• **Data listing**:
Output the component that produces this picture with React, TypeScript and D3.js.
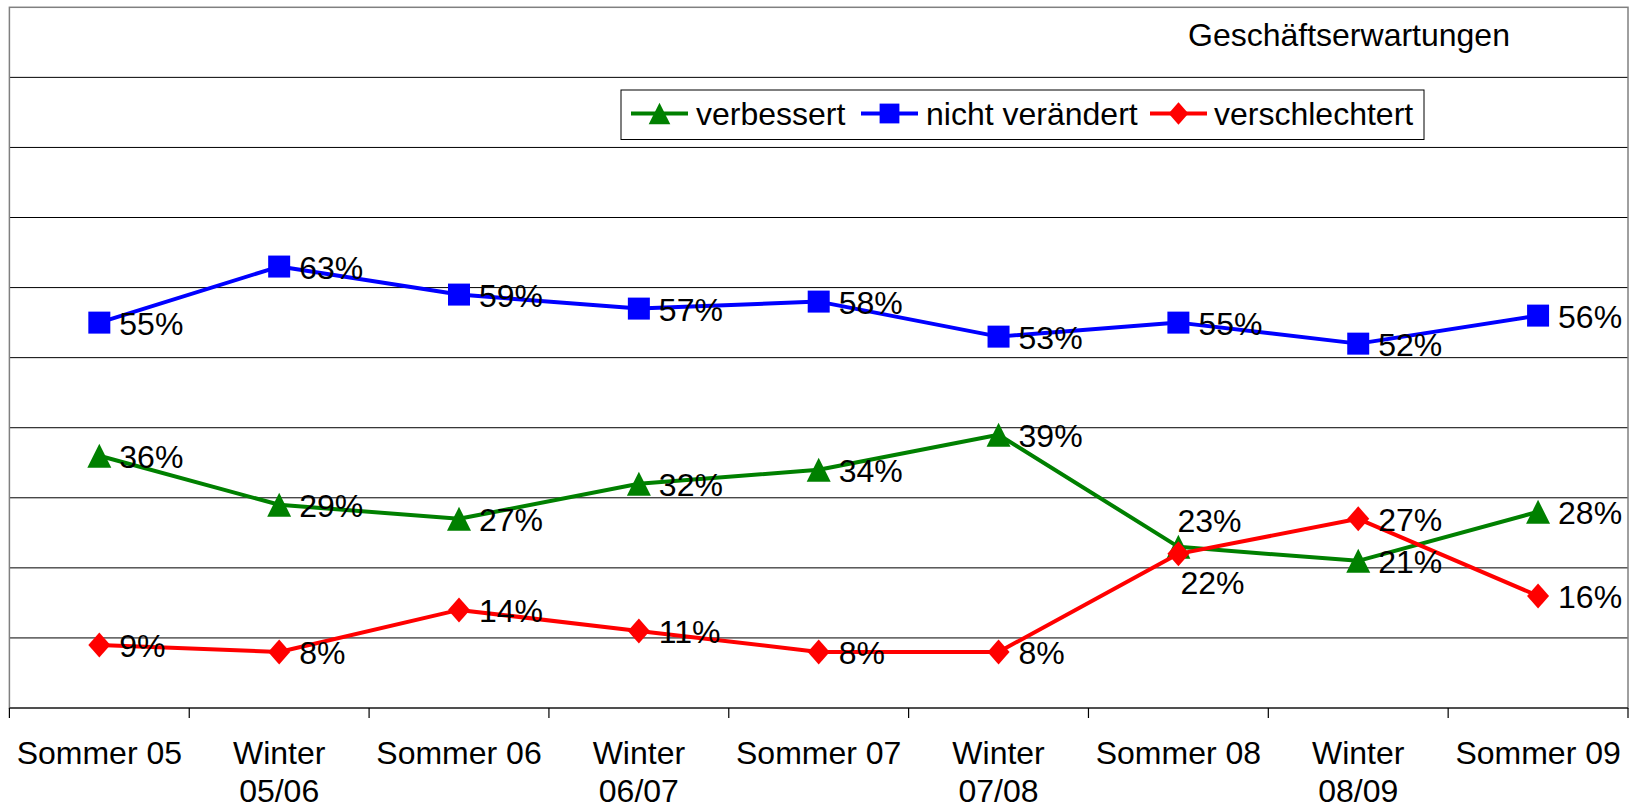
import React from "react";
import * as d3 from "d3";

const categories: string[] = [
  "Sommer 05",
  "Winter\n05/06",
  "Sommer 06",
  "Winter\n06/07",
  "Sommer 07",
  "Winter\n07/08",
  "Sommer 08",
  "Winter\n08/09",
  "Sommer 09",
];

const verbessert: number[] = [36, 29, 27, 32, 34, 39, 23, 21, 28];
const nichtVeraendert: number[] = [55, 63, 59, 57, 58, 53, 55, 52, 56];
const verschlechtert: number[] = [9, 8, 14, 11, 8, 8, 22, 27, 16];

const seriesNames: string[] = ["verbessert", "nicht verändert", "verschlechtert"];
const yTicks: number[] = [0, 10, 20, 30, 40, 50, 60, 70, 80, 90, 100];
const title = "Geschäftserwartungen";

const W = 1633;
const H = 809;
const FONT = "'Liberation Sans', Arial, sans-serif";
const FS = 32;

const plot = { left: 9.4, right: 1628, top: 7.3, bottom: 708 };

type Shape = "triangle" | "square" | "diamond";

const seriesStyle: { color: string; shape: Shape }[] = [
  { color: "#008000", shape: "triangle" },
  { color: "#0000FF", shape: "square" },
  { color: "#FF0000", shape: "diamond" },
];

// manual label placements (series index - point index -> [dx, dyBaseline])
const labelOverrides: Record<string, [number, number]> = {
  "0-6": [-1, -15],
  "2-6": [2, 40],
};

function markerPath(shape: Shape, cx: number, cy: number, s = 1): string {
  if (shape === "triangle") {
    const h = 12 * s;
    return `M${cx},${cy - h}L${cx + h},${cy + h}L${cx - h},${cy + h}Z`;
  }
  if (shape === "square") {
    const h = 11 * s;
    return `M${cx - h},${cy - h}H${cx + h}V${cy + h}H${cx - h}Z`;
  }
  const hw = 11 * s;
  const hh = 12.5 * s;
  return `M${cx},${cy - hh}L${cx + hw},${cy}L${cx},${cy + hh}L${cx - hw},${cy}Z`;
}

export default function App() {
  const series = [verbessert, nichtVeraendert, verschlechtert];

  const x = d3
    .scaleBand<string>()
    .domain(categories)
    .range([plot.left, plot.right])
    .paddingInner(0)
    .paddingOuter(0);
  const y = d3.scaleLinear().domain([0, 100]).range([plot.bottom, plot.top]);

  const cx = (i: number) => (x(categories[i]) as number) + x.bandwidth() / 2;

  const line = d3
    .line<number>()
    .x((_, i) => cx(i))
    .y((d) => y(d));

  const tickXs = categories.map((c) => x(c) as number).concat([plot.right]);

  const legend = { x: 621, y: 90, w: 803, h: 49.5 };
  const legendItems = [
    { lineX: 631, textX: 696 },
    { lineX: 861, textX: 926 },
    { lineX: 1150, textX: 1214 },
  ];
  const legendY = 113.5;

  return (
    <svg
      width={W}
      height={H}
      style={{ position: "absolute", left: 0, top: 0, display: "block", background: "#fff" }}
      fontFamily={FONT}
    >
      <rect x={0} y={0} width={W} height={H} fill="#fff" />
      {/* gridlines */}
      {yTicks.slice(1, -1).map((t) => (
        <line key={t} x1={plot.left} x2={plot.right} y1={y(t)} y2={y(t)} stroke="#000" strokeWidth={1} />
      ))}
      {/* plot border */}
      <rect
        x={plot.left}
        y={plot.top}
        width={plot.right - plot.left}
        height={plot.bottom - plot.top}
        fill="none"
        stroke="#808080"
        strokeWidth={1.5}
      />
      {/* x axis */}
      <line x1={plot.left} x2={plot.right} y1={plot.bottom} y2={plot.bottom} stroke="#000" strokeWidth={1.2} />
      {tickXs.map((tx, i) => (
        <line key={i} x1={tx} x2={tx} y1={plot.bottom} y2={plot.bottom + 10} stroke="#000" strokeWidth={1.2} />
      ))}
      {categories.map((c, i) => {
        const lines = c.split("\n");
        return (
          <text key={c} x={cx(i)} y={764} textAnchor="middle" fontSize={FS} fill="#000">
            {lines.map((l, j) => (
              <tspan key={j} x={cx(i)} dy={j === 0 ? 0 : 38}>
                {l}
              </tspan>
            ))}
          </text>
        );
      })}
      {/* title */}
      <text x={1188} y={46} fontSize={FS} fill="#000">
        {title}
      </text>
      {/* legend */}
      <rect x={legend.x} y={legend.y} width={legend.w} height={legend.h} fill="#fff" stroke="#000" strokeWidth={1} />
      {seriesNames.map((n, k) => {
        const it = legendItems[k];
        const st = seriesStyle[k];
        return (
          <g key={n}>
            <line x1={it.lineX} x2={it.lineX + 57} y1={legendY} y2={legendY} stroke={st.color} strokeWidth={4} />
            <path d={markerPath(st.shape, it.lineX + 28.5, legendY, 0.9)} fill={st.color} />
            <text x={it.textX} y={legendY + 11.5} fontSize={FS} fill="#000">
              {n}
            </text>
          </g>
        );
      })}
      {/* series */}
      {series.map((vals, k) => (
        <g key={k}>
          <path d={line(vals) || ""} fill="none" stroke={seriesStyle[k].color} strokeWidth={4} strokeLinejoin="round" />
          {vals.map((v, i) => (
            <path key={i} d={markerPath(seriesStyle[k].shape, cx(i), y(v))} fill={seriesStyle[k].color} />
          ))}
        </g>
      ))}
      {/* data labels */}
      {series.map((vals, k) =>
        vals.map((v, i) => {
          const ov = labelOverrides[`${k}-${i}`];
          const dx = ov ? ov[0] : 20;
          const dy = ov ? ov[1] : 12;
          return (
            <text key={`${k}-${i}`} x={cx(i) + dx} y={y(v) + dy} fontSize={FS} fill="#000">
              {`${v}%`}
            </text>
          );
        })
      )}
    </svg>
  );
}
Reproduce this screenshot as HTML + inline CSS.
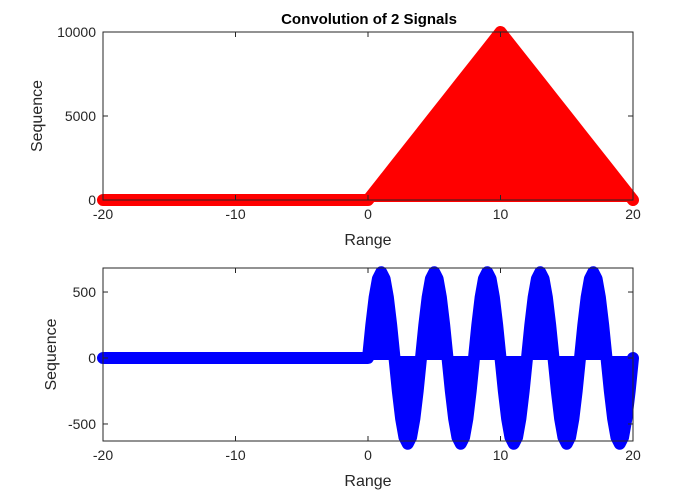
<!DOCTYPE html>
<html><head><meta charset="utf-8"><style>
body{margin:0;background:#fff}
svg{display:block;font-family:"Liberation Sans",sans-serif}
</style></head><body>
<svg id="c" width="673" height="499"></svg>
<script>
const topX=[-20,-19,-18,-17,-16,-15,-14,-13,-12,-11,-10,-9,-8,-7,-6,-5,-4,-3,-2,-1,0,1,2,3,4,5,6,7,8,9,10,11,12,13,14,15,16,17,18,19,20];
const topY=[0,0,0,0,0,0,0,0,0,0,0,0,0,0,0,0,0,0,0,0,0,1000,2000,3000,4000,5000,6000,7000,8000,9000,10000,9000,8000,7000,6000,5000,4000,3000,2000,1000,0];
const botX=[-20,-0.25,0,0.25,0.5,0.75,1,1.25,1.5,1.75,2,2.25,2.5,2.75,3,3.25,3.5,3.75,4,4.25,4.5,4.75,5,5.25,5.5,5.75,6,6.25,6.5,6.75,7,7.25,7.5,7.75,8,8.25,8.5,8.75,9,9.25,9.5,9.75,10,10.25,10.5,10.75,11,11.25,11.5,11.75,12,12.25,12.5,12.75,13,13.25,13.5,13.75,14,14.25,14.5,14.75,15,15.25,15.5,15.75,16,16.25,16.5,16.75,17,17.25,17.5,17.75,18,18.25,18.5,18.75,19,19.25,19.5,19.75,20];
const botY=[0,0,0,249,460,601,650,601,460,249,0,-249,-460,-601,-650,-601,-460,-249,0,249,460,601,650,601,460,249,0,-249,-460,-601,-650,-601,-460,-249,0,249,460,601,650,601,460,249,0,-249,-460,-601,-650,-601,-460,-249,0,249,460,601,650,601,460,249,0,-249,-460,-601,-650,-601,-460,-249,0,249,460,601,650,601,460,249,0,-249,-460,-601,-650,-601,-460,-249,0];
const xTicks=[-20,-10,0,10,20];
const topTicks=[0,5000,10000];
const botTicks=[-500,0,500];
const NS="http://www.w3.org/2000/svg";
const svg=document.getElementById('c');
function mk(t,a,p){const e=document.createElementNS(NS,t);for(const k in a)e.setAttribute(k,a[k]);(p||svg).appendChild(e);return e;}
const L=103,R=633;
const sx=v=>L+(v+20)/40*(R-L);
function panel(name,top,bot,y0,y1,xs,ys,col,yt,title){
  const sy=v=>bot-(v-y0)/(y1-y0)*(bot-top);
  const g=mk('g',{});
  
  
  const y0p=sy(0);
  let d='M'+sx(xs[0])+','+y0p;
  xs.forEach((x,i)=>d+=' L'+sx(x)+','+sy(ys[i]));
  d+=' L'+sx(xs[xs.length-1])+','+y0p+' Z';
  const area=mk('path',{d:d,fill:col},g);
  
  
  let pl=xs.map((x,i)=>sx(x)+','+sy(ys[i])).join(' ');
  const mline=mk('polyline',{points:pl,fill:'none',stroke:col,'stroke-width':12,'stroke-linejoin':'round','stroke-linecap':'round'},g);
  
  
  mk('line',{x1:sx(xs[0]),x2:sx(xs[xs.length-1]),y1:y0p,y2:y0p,stroke:col,'stroke-width':4},g);
  const box=mk('rect',{x:L,y:top,width:R-L,height:bot-top,fill:'none',stroke:'#262626','stroke-width':1},g);
  
  
  xTicks.forEach(t=>{
    mk('line',{x1:sx(t),x2:sx(t),y1:bot,y2:bot-5,stroke:'#262626'},g);
    mk('line',{x1:sx(t),x2:sx(t),y1:top,y2:top+5,stroke:'#262626'},g);
    const tx=mk('text',{x:sx(t),y:bot+19,'text-anchor':'middle','font-size':14,fill:'#262626'},g);
    tx.textContent=t;
    
    
  });
  yt.forEach(t=>{
    mk('line',{x1:L,x2:L+5,y1:sy(t),y2:sy(t),stroke:'#262626'},g);
    mk('line',{x1:R,x2:R-5,y1:sy(t),y2:sy(t),stroke:'#262626'},g);
    const tx=mk('text',{x:L-7,y:sy(t)+5,'text-anchor':'end','font-size':14,fill:'#262626'},g);
    tx.textContent=t;
    
    
  });
  const xl=mk('text',{x:(L+R)/2,y:bot+45,'text-anchor':'middle','font-size':16,fill:'#262626'},g);
  xl.textContent='Range';
  
  
  const yc=(top+bot)/2;
  const yx=name==='top-plot'?42:56;
  const yl=mk('text',{x:yx,y:yc,'text-anchor':'middle','font-size':16,fill:'#262626',transform:'rotate(-90 '+yx+' '+yc+')'},g);
  yl.textContent='Sequence';
  
  
  if(title){
    const tt=mk('text',{x:(L+R)/2+1,y:top-8,'text-anchor':'middle','font-size':15,'font-weight':'bold',fill:'#000'},g);
    tt.textContent=title;
    
    
  }
}
panel('top-plot',32,200,0,10000,topX,topY,'#ff0000',topTicks,'Convolution of 2 Signals');
panel('bottom-plot',268,441,-629,682,botX,botY,'#0000ff',botTicks,null);
</script>
</body></html>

• **Written problem**:
Using the listing above, list every line in which the string "this" occurs.

• **The reply**:
Output the component that produces this picture with React, TypeScript and D3.js.
Reproduce this screenshot as HTML + inline CSS.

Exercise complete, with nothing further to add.